## EXERCISE:
Leave out the images; return the rest of the data exactly.

## DATA BLOCK:
━━━━━━━━

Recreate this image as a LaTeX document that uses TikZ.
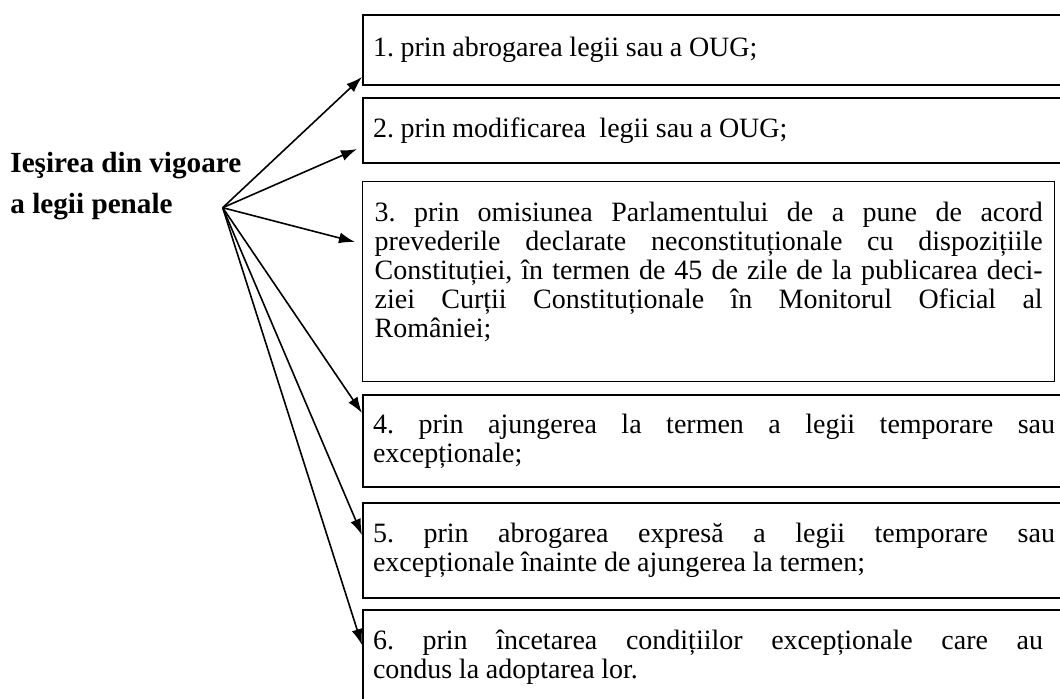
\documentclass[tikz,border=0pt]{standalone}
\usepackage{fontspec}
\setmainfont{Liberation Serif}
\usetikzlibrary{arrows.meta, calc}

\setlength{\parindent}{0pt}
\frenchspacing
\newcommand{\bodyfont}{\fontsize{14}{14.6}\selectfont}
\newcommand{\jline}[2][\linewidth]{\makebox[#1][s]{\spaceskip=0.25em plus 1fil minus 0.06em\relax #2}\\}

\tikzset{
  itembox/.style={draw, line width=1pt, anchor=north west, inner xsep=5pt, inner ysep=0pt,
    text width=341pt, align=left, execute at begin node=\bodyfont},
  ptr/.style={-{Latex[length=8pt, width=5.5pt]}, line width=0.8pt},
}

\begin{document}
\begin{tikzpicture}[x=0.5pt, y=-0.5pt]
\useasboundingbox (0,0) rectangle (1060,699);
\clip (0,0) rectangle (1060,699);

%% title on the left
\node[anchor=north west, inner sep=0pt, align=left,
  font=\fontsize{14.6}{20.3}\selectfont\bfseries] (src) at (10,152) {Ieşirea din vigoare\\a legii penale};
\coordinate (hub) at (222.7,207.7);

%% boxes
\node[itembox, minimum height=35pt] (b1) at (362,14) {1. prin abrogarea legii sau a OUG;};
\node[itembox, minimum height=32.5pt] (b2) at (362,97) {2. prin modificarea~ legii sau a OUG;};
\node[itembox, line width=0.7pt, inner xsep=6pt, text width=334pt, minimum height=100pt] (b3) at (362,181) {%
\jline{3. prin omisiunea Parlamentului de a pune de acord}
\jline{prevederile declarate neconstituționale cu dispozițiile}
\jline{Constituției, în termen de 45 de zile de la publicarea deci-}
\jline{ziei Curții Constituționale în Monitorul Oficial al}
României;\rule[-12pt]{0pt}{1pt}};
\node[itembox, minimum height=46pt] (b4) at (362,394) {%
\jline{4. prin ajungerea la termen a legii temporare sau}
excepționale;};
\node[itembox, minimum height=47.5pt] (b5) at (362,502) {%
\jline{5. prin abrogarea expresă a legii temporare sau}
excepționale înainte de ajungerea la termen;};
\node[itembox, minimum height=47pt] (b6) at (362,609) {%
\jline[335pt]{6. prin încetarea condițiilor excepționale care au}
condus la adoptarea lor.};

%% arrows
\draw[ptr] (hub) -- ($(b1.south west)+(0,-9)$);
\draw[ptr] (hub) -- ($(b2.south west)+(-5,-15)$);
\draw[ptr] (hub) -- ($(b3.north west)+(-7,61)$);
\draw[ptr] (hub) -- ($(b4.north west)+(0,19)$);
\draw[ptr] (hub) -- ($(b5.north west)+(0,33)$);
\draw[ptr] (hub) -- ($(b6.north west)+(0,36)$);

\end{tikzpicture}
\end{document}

━━━━━━━━

## COMPLETED EXERCISE:
Recreate this image as a LaTeX document that uses TikZ.
\documentclass[tikz,border=0pt]{standalone}
\usepackage{fontspec}
\setmainfont{Liberation Serif}
\usetikzlibrary{arrows.meta, calc}

\setlength{\parindent}{0pt}
\frenchspacing
\newcommand{\bodyfont}{\fontsize{14}{14.6}\selectfont}
\newcommand{\jline}[2][\linewidth]{\makebox[#1][s]{\spaceskip=0.25em plus 1fil minus 0.06em\relax #2}\\}

\tikzset{
  itembox/.style={draw, line width=1pt, anchor=north west, inner xsep=5pt, inner ysep=0pt,
    text width=341pt, align=left, execute at begin node=\bodyfont},
  ptr/.style={-{Latex[length=8pt, width=5.5pt]}, line width=0.8pt},
}

\begin{document}
\begin{tikzpicture}[x=0.5pt, y=-0.5pt]
\useasboundingbox (0,0) rectangle (1060,699);
\clip (0,0) rectangle (1060,699);

%% title on the left
\node[anchor=north west, inner sep=0pt, align=left,
  font=\fontsize{14.6}{20.3}\selectfont\bfseries] (src) at (10,152) {Ieşirea din vigoare\\a legii penale};
\coordinate (hub) at (222.7,207.7);

%% boxes
\node[itembox, minimum height=35pt] (b1) at (362,14) {1. prin abrogarea legii sau a OUG;};
\node[itembox, minimum height=32.5pt] (b2) at (362,97) {2. prin modificarea~ legii sau a OUG;};
\node[itembox, line width=0.7pt, inner xsep=6pt, text width=334pt, minimum height=100pt] (b3) at (362,181) {%
\jline{3. prin omisiunea Parlamentului de a pune de acord}
\jline{prevederile declarate neconstituționale cu dispozițiile}
\jline{Constituției, în termen de 45 de zile de la publicarea deci-}
\jline{ziei Curții Constituționale în Monitorul Oficial al}
României;\rule[-12pt]{0pt}{1pt}};
\node[itembox, minimum height=46pt] (b4) at (362,394) {%
\jline{4. prin ajungerea la termen a legii temporare sau}
excepționale;};
\node[itembox, minimum height=47.5pt] (b5) at (362,502) {%
\jline{5. prin abrogarea expresă a legii temporare sau}
excepționale înainte de ajungerea la termen;};
\node[itembox, minimum height=47pt] (b6) at (362,609) {%
\jline[335pt]{6. prin încetarea condițiilor excepționale care au}
condus la adoptarea lor.};

%% arrows
\draw[ptr] (hub) -- ($(b1.south west)+(0,-9)$);
\draw[ptr] (hub) -- ($(b2.south west)+(-5,-15)$);
\draw[ptr] (hub) -- ($(b3.north west)+(-7,61)$);
\draw[ptr] (hub) -- ($(b4.north west)+(0,19)$);
\draw[ptr] (hub) -- ($(b5.north west)+(0,33)$);
\draw[ptr] (hub) -- ($(b6.north west)+(0,36)$);

\end{tikzpicture}
\end{document}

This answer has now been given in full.